• [EXERCISE TASK]
From the first line of the data below through the line holding "import * as", output each line exactly and leave the pictures out.

• [PROVIDED MATERIAL]
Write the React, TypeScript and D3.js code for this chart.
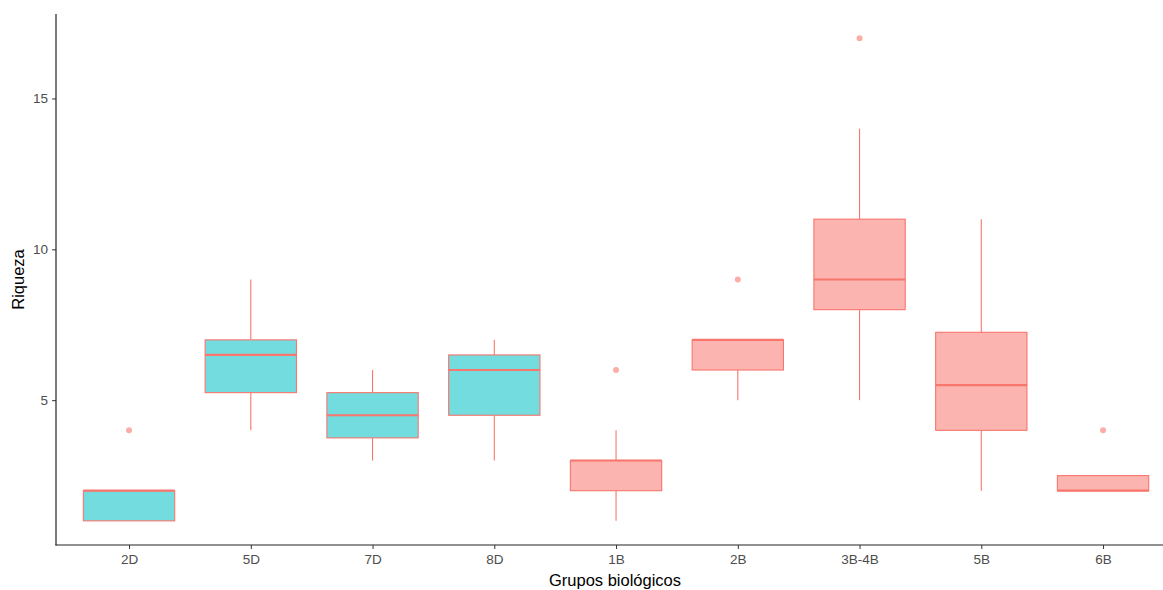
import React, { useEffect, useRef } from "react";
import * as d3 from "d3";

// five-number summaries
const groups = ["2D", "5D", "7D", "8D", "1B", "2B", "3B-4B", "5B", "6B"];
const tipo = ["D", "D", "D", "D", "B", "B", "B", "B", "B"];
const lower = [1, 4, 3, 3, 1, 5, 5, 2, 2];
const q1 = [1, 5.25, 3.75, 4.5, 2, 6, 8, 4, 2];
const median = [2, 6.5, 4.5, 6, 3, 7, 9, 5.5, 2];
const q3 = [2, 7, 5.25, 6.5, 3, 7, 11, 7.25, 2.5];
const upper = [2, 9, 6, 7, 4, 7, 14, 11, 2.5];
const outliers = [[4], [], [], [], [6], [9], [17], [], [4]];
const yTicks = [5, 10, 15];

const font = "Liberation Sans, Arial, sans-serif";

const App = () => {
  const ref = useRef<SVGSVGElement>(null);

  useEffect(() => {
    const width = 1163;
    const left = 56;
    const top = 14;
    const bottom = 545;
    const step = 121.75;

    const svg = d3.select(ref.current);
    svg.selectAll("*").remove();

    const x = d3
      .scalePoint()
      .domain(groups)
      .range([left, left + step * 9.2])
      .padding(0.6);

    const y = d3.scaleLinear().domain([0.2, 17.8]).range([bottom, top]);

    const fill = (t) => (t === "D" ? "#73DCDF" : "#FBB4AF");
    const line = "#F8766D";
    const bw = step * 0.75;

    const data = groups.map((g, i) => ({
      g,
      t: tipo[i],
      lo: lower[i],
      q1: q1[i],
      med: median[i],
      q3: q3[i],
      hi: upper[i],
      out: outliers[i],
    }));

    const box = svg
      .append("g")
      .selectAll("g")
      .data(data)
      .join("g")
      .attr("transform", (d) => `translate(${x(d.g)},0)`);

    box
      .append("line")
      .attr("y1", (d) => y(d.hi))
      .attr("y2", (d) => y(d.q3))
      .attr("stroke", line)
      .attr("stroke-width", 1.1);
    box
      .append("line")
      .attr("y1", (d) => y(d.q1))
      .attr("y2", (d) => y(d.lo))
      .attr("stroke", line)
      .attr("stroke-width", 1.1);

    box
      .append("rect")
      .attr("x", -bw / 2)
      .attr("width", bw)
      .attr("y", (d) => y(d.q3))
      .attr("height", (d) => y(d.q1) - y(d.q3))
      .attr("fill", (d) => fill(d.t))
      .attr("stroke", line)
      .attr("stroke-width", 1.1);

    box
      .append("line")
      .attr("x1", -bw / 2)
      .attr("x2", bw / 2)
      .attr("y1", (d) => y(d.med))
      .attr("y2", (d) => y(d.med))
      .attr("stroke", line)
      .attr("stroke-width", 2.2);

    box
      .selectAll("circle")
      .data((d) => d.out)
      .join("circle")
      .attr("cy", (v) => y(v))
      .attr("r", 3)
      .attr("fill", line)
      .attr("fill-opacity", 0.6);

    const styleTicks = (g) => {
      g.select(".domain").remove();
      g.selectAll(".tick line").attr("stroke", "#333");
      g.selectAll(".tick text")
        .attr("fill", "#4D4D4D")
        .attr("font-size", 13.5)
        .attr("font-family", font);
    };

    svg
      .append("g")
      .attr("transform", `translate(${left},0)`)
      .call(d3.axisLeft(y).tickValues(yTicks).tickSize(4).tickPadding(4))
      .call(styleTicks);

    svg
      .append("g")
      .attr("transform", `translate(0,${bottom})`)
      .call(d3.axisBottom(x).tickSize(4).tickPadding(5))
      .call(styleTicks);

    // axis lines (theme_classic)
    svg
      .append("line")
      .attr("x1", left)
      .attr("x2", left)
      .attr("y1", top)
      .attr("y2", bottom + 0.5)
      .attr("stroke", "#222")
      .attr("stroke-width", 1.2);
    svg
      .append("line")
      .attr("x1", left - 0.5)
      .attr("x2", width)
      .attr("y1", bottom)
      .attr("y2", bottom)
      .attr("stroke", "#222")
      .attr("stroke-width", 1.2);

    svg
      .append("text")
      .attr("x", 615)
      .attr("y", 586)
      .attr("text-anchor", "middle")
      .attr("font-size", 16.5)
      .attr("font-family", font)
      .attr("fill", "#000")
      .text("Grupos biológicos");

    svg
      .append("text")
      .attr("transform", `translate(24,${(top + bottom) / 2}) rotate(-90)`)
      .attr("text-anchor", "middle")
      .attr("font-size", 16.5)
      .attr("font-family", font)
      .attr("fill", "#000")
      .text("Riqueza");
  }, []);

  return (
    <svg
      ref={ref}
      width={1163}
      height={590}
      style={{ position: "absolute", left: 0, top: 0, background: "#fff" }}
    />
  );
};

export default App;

• [TASK SOLUTION]
Write the React, TypeScript and D3.js code for this chart.
import React, { useEffect, useRef } from "react";
import * as d3 from "d3";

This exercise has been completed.